Unsupervised clustering under the Union of Polyhedral Cones (UOPC) model

In this paper, we consider clustering data that is assumed to come from a union of finitely many pointed convex polyhedral cones. This model is referred to as the Union of Polyhedral Cones (UOPC) model. Similar to the Union of Subspaces (UOS) model where each data from each subspace is generated from a (unknown) basis, in the UOPC model each data from each cone is assumed to be generated from a finite number of (unknown) extreme rays. To cluster data under this model, we first build an affinity graph with the different edge weights where the edge weights are derived using a K-nearest neighbor (KNN) algorithm.

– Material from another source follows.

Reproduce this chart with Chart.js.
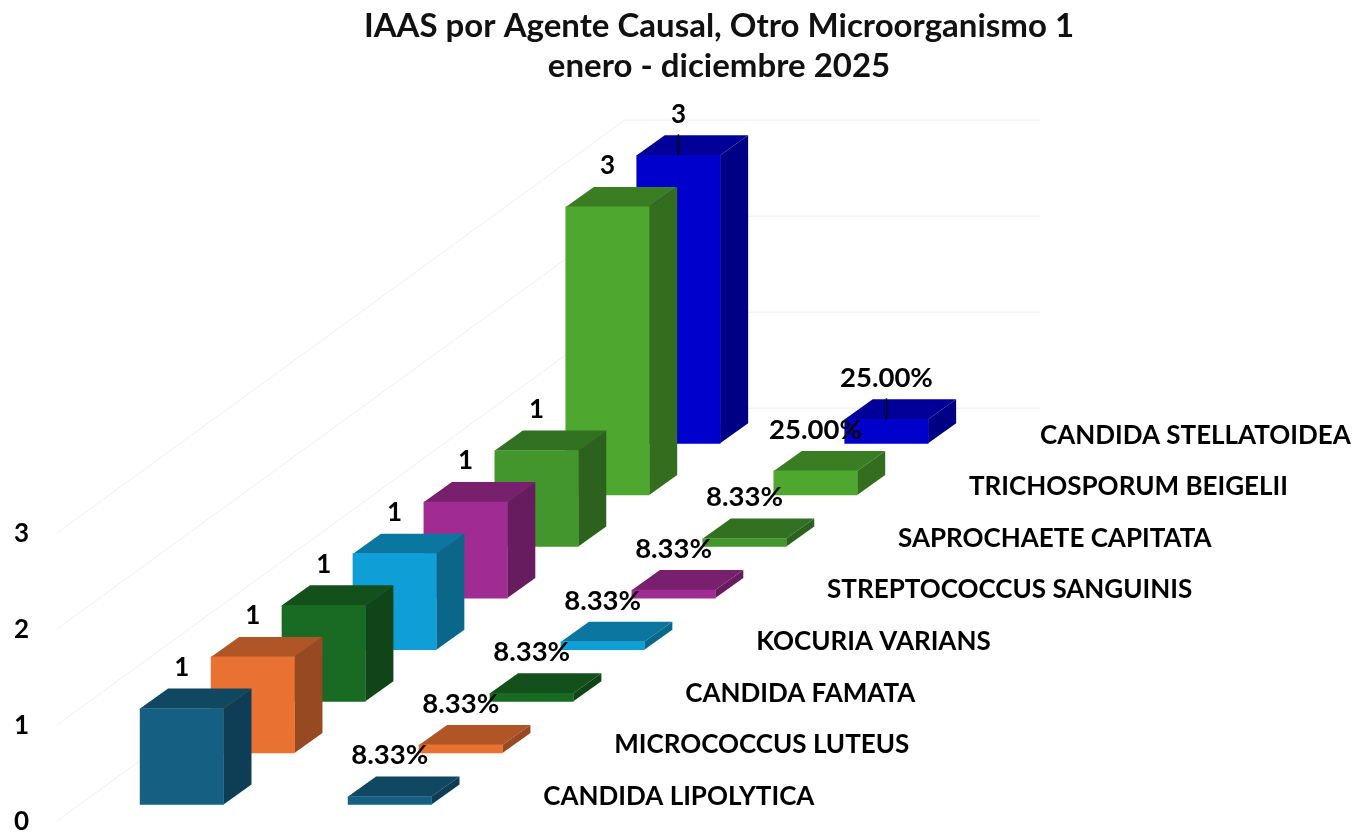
<!DOCTYPE html>
<html lang="es">
<head>
<meta charset="utf-8">
<title>IAAS por Agente Causal</title>
<style>html,body{margin:0;padding:0;background:#fff}canvas{display:block}</style>
<script src="https://cdn.jsdelivr.net/npm/chart.js@4"></script>
</head>
<body>
<canvas id="c" width="1354" height="832"></canvas>
<script>
const titleLines = ['IAAS por Agente Causal, Otro Microorganismo 1', 'enero - diciembre 2025'];
const columns = ['Casos', 'Porcentaje'];
const organisms = ['CANDIDA LIPOLYTICA','MICROCOCCUS LUTEUS','CANDIDA FAMATA','KOCURIA VARIANS','STREPTOCOCCUS SANGUINIS','SAPROCHAETE CAPITATA','TRICHOSPORUM BEIGELII','CANDIDA STELLATOIDEA'];
const casos = [1, 1, 1, 1, 1, 1, 3, 3];
const porcentajes = [0.0833, 0.0833, 0.0833, 0.0833, 0.0833, 0.0833, 0.25, 0.25];
const colors = ['#156082','#E97132','#196B24','#0F9ED5','#A02B93','#42962C','#4EA72E','#0000CC'];
const leaders = [false,false,false,false,false,false,false,true];
const yTicks = [0, 1, 2, 3];

const FONT = 'Lato, Carlito, sans-serif';
const DEPTH_STEP = {x: 70.95, y: -51.6};  // one series further back
const BAR_DEPTH = {x: 28, y: -20};        // depth of one box
const WALL_X = -20.8, WALL_Y = 16.5;      // front corner of the walls

function shade(hex, f) {
  const n = parseInt(hex.slice(1), 16);
  const c = s => Math.round(((n >> s) & 255) * f);
  return `rgb(${c(16)},${c(8)},${c(0)})`;
}

class Bar3DController extends Chart.BarController {
  updateElement(el, index, props, mode) {
    const d = this.index;
    if (props.x !== undefined) props.x += d * DEPTH_STEP.x;
    if (props.y !== undefined) props.y += d * DEPTH_STEP.y;
    if (props.base !== undefined) props.base += d * DEPTH_STEP.y;
    super.updateElement(el, index, props, mode);
  }
  draw() {
    const ctx = this.chart.ctx, color = this.getDataset().backgroundColor;
    for (const el of this._cachedMeta.data) {
      const L = el.x - el.width / 2, R = el.x + el.width / 2, T = el.y, B = el.base;
      const dx = BAR_DEPTH.x, dy = BAR_DEPTH.y;
      ctx.fillStyle = shade(color, 0.75);
      ctx.beginPath();
      ctx.moveTo(L, T); ctx.lineTo(L + dx, T + dy); ctx.lineTo(R + dx, T + dy); ctx.lineTo(R, T);
      ctx.closePath(); ctx.fill();
      ctx.fillStyle = shade(color, 0.65);
      ctx.beginPath();
      ctx.moveTo(R, T); ctx.lineTo(R + dx, T + dy); ctx.lineTo(R + dx, B + dy); ctx.lineTo(R, B);
      ctx.closePath(); ctx.fill();
      el.draw(ctx);
    }
  }
}
Bar3DController.id = 'bar3d';
Bar3DController.defaults = Chart.BarController.defaults;
Bar3DController.overrides = Chart.BarController.overrides;
Chart.register(Bar3DController);

const wallsPlugin = {
  id: 'walls',
  beforeDatasetsDraw(chart) {
    const {ctx, scales: {x, y}} = chart;
    const n = organisms.length;
    ctx.save();
    ctx.strokeStyle = '#efefef';
    ctx.lineWidth = 1;
    for (const t of yTicks) {
      const fx = x.left + WALL_X, fy = y.getPixelForValue(t) + WALL_Y;
      const bx = fx + n * DEPTH_STEP.x, by = fy + n * DEPTH_STEP.y;
      ctx.beginPath();
      ctx.moveTo(fx, fy); ctx.lineTo(bx, by); ctx.lineTo(bx + (x.right - x.left), by);
      ctx.stroke();
    }
    ctx.restore();
  }
};

const labelsPlugin = {
  id: 'barLabels',
  afterLayout(chart) {
    // title sits centred over the drawing rather than over the page
    const tb = chart.titleBlock;
    if (tb) { tb.left = 84; tb.right = chart.width; tb.width = tb.right - tb.left; }
  },
  afterDatasetsDraw(chart) {
    const ctx = chart.ctx;
    ctx.save();
    ctx.textAlign = 'center';
    ctx.textBaseline = 'middle';
    ctx.fillStyle = '#000';
    chart.data.datasets.forEach((ds, d) => {
      const els = chart.getDatasetMeta(d).data;
      els.forEach((el, i) => {
        const v = ds.data[i];
        if (ds.leader) {
          ctx.strokeStyle = '#000'; ctx.lineWidth = 1.5;
          ctx.beginPath(); ctx.moveTo(el.x, el.y); ctx.lineTo(el.x, el.y + BAR_DEPTH.y - 1); ctx.stroke();
        }
        ctx.font = i === 0 ? '700 26px ' + FONT : '700 27.5px ' + FONT;
        ctx.fillText(i === 0 ? String(v) : (v * 100).toFixed(2) + '%', el.x, el.y - 41);
      });
      const last = els[els.length - 1];
      ctx.textAlign = 'left';
      ctx.font = '700 26px ' + FONT;
      ctx.fillText(ds.label, last.x + 153.5, last.base - 8);
      ctx.textAlign = 'center';
    });
    ctx.restore();
  }
};

new Chart(document.getElementById('c'), {
  type: 'bar3d',
  data: {
    labels: columns,
    datasets: organisms.map((name, i) => ({
      label: name,
      data: [casos[i], porcentajes[i]],
      backgroundColor: colors[i],
      leader: leaders[i],
      grouped: false,
      barThickness: 83.4,
      clip: false
    }))
  },
  options: {
    responsive: false,
    animation: false,
    events: [],
    layout: {padding: {left: 14, right: 860.2, top: 0, bottom: 27.5}},
    plugins: {
      legend: {display: false},
      tooltip: {enabled: false},
      title: {
        display: true,
        text: titleLines,
        color: '#111',
        font: {family: FONT, size: 33, weight: '700', lineHeight: 1.212},
        padding: {top: 6, bottom: 430.5}
      }
    },
    scales: {
      x: {display: false},
      y: {
        min: 0, max: 3,
        afterFit(s) { s.width = 63.8; },
        border: {display: false},
        grid: {display: false},
        afterBuildTicks(s) { s.ticks = yTicks.map(v => ({value: v})); },
        ticks: {
          color: '#000',
          font: {family: FONT, size: 26, weight: '700'},
          crossAlign: 'far',
          padding: 0,
          labelOffset: 17.5
        }
      }
    }
  },
  plugins: [wallsPlugin, labelsPlugin]
});
</script>
</body>
</html>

Subsequently, spectral clustering is applied to obtain the clusters, and the proposed algorithm is denoted as KNN-SC. We show that on average KNN-SC outperforms Sparse Subspace Clustering by Non-negative constraints Lasso (NCL), Least squares approximation (LSA), Sparse Subspace Clustering (SSC), robust Subspace Clustering via Thresholding (TSC), and Mutual KNN based Spectral Clustering (KNNM-SC), and we provide deterministic conditions for correct clustering using KNN-SC. We show that on average KNN-SC outperforms NCL, LSA, SSC, TSC, and KNNM-SC, and we provide deterministic conditions for correct clustering using KNN-SC. For an affinity measure between the cones it is shown that as long as the cones are not very coherent and as long as the density of data within each cone exceeds a threshold, KNN-SC leads to accurate clustering. Finally, simulation results on real datasets (MNIST and CMU Motion datasets) depict that the proposed algorithm works well on real data indicating the utility of the UOPC model and the proposed algorithm.